** START OF Data for this task **

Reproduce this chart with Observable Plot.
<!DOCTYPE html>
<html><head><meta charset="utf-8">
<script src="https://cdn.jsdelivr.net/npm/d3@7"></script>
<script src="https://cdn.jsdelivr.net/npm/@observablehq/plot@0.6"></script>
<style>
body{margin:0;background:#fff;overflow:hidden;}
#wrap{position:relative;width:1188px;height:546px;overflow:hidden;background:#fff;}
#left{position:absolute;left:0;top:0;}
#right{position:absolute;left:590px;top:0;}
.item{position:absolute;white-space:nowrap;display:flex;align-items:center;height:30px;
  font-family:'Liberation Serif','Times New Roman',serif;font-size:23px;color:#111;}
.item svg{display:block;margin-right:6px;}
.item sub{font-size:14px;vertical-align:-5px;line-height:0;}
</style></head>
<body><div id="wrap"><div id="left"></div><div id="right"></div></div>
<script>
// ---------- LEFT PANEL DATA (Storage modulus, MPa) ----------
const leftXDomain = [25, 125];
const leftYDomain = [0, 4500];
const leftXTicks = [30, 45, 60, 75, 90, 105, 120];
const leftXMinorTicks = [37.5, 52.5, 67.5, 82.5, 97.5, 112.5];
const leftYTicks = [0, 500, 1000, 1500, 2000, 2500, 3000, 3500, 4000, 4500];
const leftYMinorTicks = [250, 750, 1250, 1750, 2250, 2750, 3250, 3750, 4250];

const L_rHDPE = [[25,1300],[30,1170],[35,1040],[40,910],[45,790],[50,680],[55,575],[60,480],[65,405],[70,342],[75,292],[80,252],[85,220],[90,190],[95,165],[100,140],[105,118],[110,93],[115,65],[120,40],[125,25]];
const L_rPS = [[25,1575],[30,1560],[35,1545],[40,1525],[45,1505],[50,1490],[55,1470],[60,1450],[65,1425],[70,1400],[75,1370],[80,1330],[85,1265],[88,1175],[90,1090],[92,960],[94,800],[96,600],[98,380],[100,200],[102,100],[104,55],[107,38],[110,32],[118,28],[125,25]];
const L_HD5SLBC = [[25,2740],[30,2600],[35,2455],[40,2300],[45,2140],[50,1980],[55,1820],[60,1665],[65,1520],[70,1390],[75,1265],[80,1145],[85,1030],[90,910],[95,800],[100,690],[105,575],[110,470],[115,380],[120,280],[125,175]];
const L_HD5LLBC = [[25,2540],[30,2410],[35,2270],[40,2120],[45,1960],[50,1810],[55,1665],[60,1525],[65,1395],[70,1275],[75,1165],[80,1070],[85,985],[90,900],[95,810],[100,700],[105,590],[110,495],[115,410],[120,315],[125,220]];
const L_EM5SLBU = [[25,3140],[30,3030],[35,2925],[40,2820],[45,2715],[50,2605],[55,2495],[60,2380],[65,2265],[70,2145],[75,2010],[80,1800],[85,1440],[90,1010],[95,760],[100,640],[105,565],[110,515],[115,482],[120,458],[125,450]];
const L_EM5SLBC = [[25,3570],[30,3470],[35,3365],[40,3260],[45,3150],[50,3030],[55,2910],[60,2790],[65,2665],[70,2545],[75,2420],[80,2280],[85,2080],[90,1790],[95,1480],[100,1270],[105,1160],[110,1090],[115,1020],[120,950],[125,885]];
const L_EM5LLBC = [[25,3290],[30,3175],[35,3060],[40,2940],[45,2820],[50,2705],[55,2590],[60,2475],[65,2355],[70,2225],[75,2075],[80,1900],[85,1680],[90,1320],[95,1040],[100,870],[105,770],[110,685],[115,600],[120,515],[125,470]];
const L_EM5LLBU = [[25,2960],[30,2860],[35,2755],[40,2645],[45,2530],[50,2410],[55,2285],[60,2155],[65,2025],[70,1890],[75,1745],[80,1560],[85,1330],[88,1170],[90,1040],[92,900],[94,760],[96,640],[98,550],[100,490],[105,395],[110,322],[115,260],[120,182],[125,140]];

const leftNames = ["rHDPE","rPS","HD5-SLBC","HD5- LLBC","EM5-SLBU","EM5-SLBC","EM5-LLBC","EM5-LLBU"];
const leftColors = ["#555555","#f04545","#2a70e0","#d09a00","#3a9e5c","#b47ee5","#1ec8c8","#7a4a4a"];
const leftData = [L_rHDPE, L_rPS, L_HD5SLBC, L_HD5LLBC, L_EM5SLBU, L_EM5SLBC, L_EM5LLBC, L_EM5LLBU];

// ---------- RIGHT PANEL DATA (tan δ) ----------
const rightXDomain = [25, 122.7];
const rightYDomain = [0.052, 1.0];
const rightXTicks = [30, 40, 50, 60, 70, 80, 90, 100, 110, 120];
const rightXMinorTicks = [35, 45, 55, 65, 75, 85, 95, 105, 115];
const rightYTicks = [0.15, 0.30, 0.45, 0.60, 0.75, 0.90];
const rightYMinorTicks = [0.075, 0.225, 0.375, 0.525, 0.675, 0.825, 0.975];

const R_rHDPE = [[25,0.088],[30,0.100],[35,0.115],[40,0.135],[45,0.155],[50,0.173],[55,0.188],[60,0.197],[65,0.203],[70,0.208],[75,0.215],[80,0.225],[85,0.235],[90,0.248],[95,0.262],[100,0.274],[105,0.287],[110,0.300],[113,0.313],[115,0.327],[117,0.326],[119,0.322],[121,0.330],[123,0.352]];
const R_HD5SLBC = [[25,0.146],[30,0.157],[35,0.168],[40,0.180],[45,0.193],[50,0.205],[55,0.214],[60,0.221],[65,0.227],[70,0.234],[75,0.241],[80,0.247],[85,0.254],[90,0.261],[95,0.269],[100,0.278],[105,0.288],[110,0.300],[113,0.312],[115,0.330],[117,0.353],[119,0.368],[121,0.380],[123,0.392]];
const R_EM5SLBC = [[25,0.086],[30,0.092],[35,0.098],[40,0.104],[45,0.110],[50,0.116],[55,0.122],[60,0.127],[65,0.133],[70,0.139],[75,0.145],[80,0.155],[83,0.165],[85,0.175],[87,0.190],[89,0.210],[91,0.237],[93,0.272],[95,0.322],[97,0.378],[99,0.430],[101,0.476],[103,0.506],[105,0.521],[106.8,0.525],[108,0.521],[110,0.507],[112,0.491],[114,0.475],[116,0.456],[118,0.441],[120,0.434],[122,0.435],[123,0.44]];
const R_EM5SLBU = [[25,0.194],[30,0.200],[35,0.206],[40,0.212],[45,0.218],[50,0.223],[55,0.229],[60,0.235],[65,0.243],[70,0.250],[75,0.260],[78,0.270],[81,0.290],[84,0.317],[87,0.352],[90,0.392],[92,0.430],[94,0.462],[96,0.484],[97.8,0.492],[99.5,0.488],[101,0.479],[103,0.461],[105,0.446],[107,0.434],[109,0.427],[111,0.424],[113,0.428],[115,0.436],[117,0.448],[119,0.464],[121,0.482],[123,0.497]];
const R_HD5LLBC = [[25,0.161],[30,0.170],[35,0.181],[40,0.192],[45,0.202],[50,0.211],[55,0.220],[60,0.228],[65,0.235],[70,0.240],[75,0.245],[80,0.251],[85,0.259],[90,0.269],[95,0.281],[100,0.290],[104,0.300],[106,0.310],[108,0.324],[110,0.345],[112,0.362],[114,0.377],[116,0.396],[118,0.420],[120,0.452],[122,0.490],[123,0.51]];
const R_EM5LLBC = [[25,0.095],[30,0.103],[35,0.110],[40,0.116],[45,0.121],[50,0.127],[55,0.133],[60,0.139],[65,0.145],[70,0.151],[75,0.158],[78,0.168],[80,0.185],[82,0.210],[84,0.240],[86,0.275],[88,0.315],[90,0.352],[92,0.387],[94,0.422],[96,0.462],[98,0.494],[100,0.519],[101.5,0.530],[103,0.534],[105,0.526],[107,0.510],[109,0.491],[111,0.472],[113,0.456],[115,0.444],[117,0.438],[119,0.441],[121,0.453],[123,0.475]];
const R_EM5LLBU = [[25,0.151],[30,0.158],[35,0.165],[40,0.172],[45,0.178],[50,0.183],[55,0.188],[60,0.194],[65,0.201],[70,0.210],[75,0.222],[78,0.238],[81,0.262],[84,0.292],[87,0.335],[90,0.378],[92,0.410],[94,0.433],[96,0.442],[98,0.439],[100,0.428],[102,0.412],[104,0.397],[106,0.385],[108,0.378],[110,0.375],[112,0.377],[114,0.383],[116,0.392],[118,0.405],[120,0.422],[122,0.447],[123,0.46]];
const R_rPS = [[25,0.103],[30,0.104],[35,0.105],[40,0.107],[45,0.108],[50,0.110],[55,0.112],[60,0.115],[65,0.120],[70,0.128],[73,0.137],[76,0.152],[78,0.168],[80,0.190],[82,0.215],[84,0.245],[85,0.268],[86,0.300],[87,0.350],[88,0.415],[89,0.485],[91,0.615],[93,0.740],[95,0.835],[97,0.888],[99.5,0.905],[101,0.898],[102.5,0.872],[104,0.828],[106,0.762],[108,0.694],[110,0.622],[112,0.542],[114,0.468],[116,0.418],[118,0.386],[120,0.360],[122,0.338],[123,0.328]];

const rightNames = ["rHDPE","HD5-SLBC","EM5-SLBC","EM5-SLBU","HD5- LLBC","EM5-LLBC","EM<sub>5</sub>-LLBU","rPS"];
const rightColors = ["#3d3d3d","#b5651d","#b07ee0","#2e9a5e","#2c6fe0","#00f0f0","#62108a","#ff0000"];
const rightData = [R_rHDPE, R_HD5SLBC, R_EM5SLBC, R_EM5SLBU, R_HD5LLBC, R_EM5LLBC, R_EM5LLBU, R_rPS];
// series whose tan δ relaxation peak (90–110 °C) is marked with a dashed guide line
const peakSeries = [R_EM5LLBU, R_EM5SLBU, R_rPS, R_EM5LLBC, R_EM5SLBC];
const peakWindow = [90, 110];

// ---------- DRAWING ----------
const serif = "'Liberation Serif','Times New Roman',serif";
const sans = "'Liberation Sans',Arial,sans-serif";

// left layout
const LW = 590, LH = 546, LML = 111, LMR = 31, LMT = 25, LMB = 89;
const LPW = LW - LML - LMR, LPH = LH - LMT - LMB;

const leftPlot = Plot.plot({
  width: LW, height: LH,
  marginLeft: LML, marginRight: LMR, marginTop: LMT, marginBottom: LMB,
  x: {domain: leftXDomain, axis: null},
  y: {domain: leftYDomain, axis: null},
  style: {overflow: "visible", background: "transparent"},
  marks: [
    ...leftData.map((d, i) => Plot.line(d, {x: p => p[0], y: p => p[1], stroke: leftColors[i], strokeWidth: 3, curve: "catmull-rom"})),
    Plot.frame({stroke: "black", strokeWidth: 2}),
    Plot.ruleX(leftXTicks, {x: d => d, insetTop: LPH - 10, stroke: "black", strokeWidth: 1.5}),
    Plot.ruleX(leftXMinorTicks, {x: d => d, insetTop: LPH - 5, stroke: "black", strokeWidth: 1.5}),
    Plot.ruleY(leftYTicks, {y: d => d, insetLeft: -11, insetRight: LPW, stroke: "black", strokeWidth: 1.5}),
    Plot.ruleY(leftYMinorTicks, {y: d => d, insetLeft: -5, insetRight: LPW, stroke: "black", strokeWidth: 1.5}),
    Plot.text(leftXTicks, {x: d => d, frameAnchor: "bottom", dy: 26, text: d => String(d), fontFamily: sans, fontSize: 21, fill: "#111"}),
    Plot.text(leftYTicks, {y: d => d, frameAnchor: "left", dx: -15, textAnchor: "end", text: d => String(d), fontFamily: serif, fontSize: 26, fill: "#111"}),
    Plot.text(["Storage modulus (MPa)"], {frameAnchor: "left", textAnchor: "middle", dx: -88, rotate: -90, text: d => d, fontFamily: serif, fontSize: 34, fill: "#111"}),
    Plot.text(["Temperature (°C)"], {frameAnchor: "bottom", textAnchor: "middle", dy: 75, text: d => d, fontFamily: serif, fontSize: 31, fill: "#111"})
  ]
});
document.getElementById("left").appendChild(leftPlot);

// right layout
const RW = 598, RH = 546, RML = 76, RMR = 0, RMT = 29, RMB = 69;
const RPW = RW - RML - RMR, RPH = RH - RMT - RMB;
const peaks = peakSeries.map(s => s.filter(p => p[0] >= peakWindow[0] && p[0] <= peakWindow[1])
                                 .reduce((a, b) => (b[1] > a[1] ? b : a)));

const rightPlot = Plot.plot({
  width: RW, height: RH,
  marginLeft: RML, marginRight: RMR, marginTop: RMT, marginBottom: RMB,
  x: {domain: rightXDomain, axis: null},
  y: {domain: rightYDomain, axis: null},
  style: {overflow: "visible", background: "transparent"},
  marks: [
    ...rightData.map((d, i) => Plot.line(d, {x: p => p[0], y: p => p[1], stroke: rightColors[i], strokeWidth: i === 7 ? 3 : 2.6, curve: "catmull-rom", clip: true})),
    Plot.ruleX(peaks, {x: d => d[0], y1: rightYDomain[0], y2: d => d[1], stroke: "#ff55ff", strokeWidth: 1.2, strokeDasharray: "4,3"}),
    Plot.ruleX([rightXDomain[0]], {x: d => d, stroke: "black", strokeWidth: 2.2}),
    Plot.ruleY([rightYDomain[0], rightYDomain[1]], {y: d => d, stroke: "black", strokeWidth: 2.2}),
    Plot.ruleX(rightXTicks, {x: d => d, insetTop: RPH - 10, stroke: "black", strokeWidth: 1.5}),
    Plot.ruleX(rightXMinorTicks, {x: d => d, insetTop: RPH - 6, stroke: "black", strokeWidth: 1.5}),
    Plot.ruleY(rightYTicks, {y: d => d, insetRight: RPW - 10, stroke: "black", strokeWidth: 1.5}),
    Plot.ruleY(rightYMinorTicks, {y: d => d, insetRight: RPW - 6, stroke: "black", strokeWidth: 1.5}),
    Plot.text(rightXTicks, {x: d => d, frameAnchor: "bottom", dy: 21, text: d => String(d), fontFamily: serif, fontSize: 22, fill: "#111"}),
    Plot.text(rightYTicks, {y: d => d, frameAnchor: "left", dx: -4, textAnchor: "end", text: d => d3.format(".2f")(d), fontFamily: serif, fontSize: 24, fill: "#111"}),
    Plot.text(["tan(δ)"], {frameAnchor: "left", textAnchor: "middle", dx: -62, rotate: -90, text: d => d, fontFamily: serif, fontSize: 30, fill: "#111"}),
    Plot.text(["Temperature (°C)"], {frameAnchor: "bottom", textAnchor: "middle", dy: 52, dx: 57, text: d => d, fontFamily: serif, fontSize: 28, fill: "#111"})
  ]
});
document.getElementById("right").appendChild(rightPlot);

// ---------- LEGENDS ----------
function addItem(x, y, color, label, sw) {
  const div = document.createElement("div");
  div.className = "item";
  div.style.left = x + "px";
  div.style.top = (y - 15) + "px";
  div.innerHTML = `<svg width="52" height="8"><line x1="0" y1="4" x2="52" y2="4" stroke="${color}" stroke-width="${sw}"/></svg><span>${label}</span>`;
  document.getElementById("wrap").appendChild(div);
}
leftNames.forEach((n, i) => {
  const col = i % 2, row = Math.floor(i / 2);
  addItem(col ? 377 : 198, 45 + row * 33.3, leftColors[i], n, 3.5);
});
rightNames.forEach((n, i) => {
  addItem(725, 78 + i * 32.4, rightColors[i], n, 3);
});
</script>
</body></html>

** END OF Data for this task **
** START OF Data for this task **

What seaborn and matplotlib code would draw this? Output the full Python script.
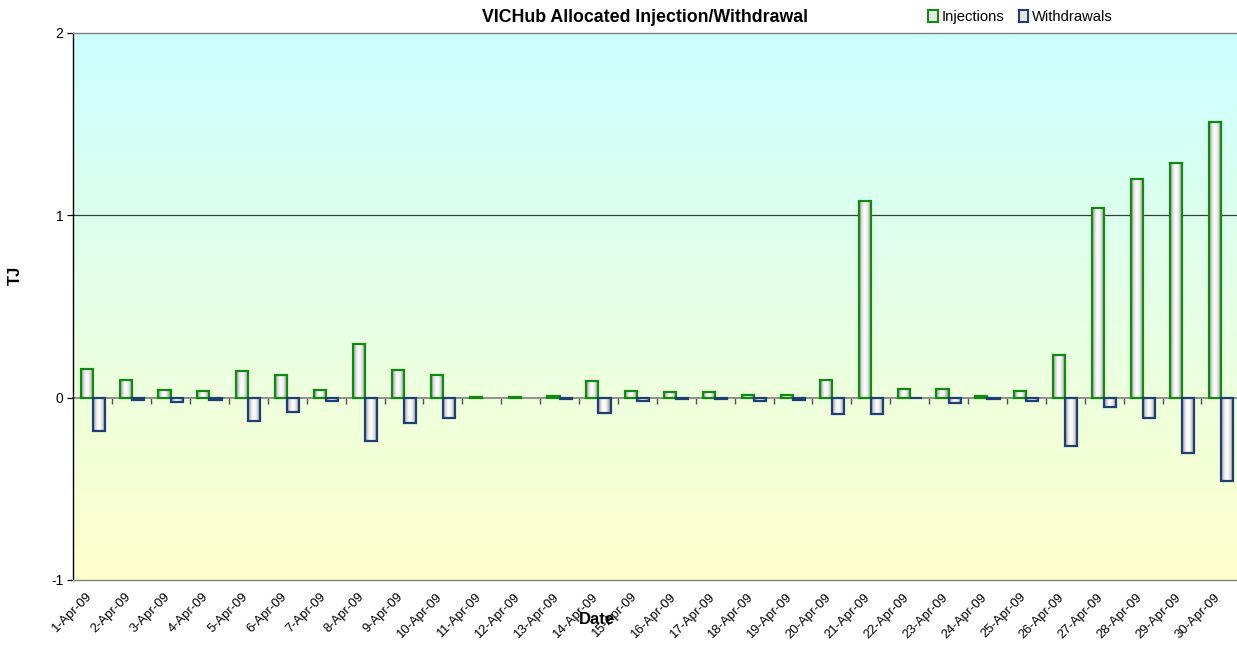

** END OF Data for this task **

→ What this task involves: Give back exactly the stretch that opens on the line with "Reproduce this chart with Observable Plot." and closes on the line with "3250, 3750, 4250];".

→ Reply:
Reproduce this chart with Observable Plot.
<!DOCTYPE html>
<html><head><meta charset="utf-8">
<script src="https://cdn.jsdelivr.net/npm/d3@7"></script>
<script src="https://cdn.jsdelivr.net/npm/@observablehq/plot@0.6"></script>
<style>
body{margin:0;background:#fff;overflow:hidden;}
#wrap{position:relative;width:1188px;height:546px;overflow:hidden;background:#fff;}
#left{position:absolute;left:0;top:0;}
#right{position:absolute;left:590px;top:0;}
.item{position:absolute;white-space:nowrap;display:flex;align-items:center;height:30px;
  font-family:'Liberation Serif','Times New Roman',serif;font-size:23px;color:#111;}
.item svg{display:block;margin-right:6px;}
.item sub{font-size:14px;vertical-align:-5px;line-height:0;}
</style></head>
<body><div id="wrap"><div id="left"></div><div id="right"></div></div>
<script>
// ---------- LEFT PANEL DATA (Storage modulus, MPa) ----------
const leftXDomain = [25, 125];
const leftYDomain = [0, 4500];
const leftXTicks = [30, 45, 60, 75, 90, 105, 120];
const leftXMinorTicks = [37.5, 52.5, 67.5, 82.5, 97.5, 112.5];
const leftYTicks = [0, 500, 1000, 1500, 2000, 2500, 3000, 3500, 4000, 4500];
const leftYMinorTicks = [250, 750, 1250, 1750, 2250, 2750, 3250, 3750, 4250];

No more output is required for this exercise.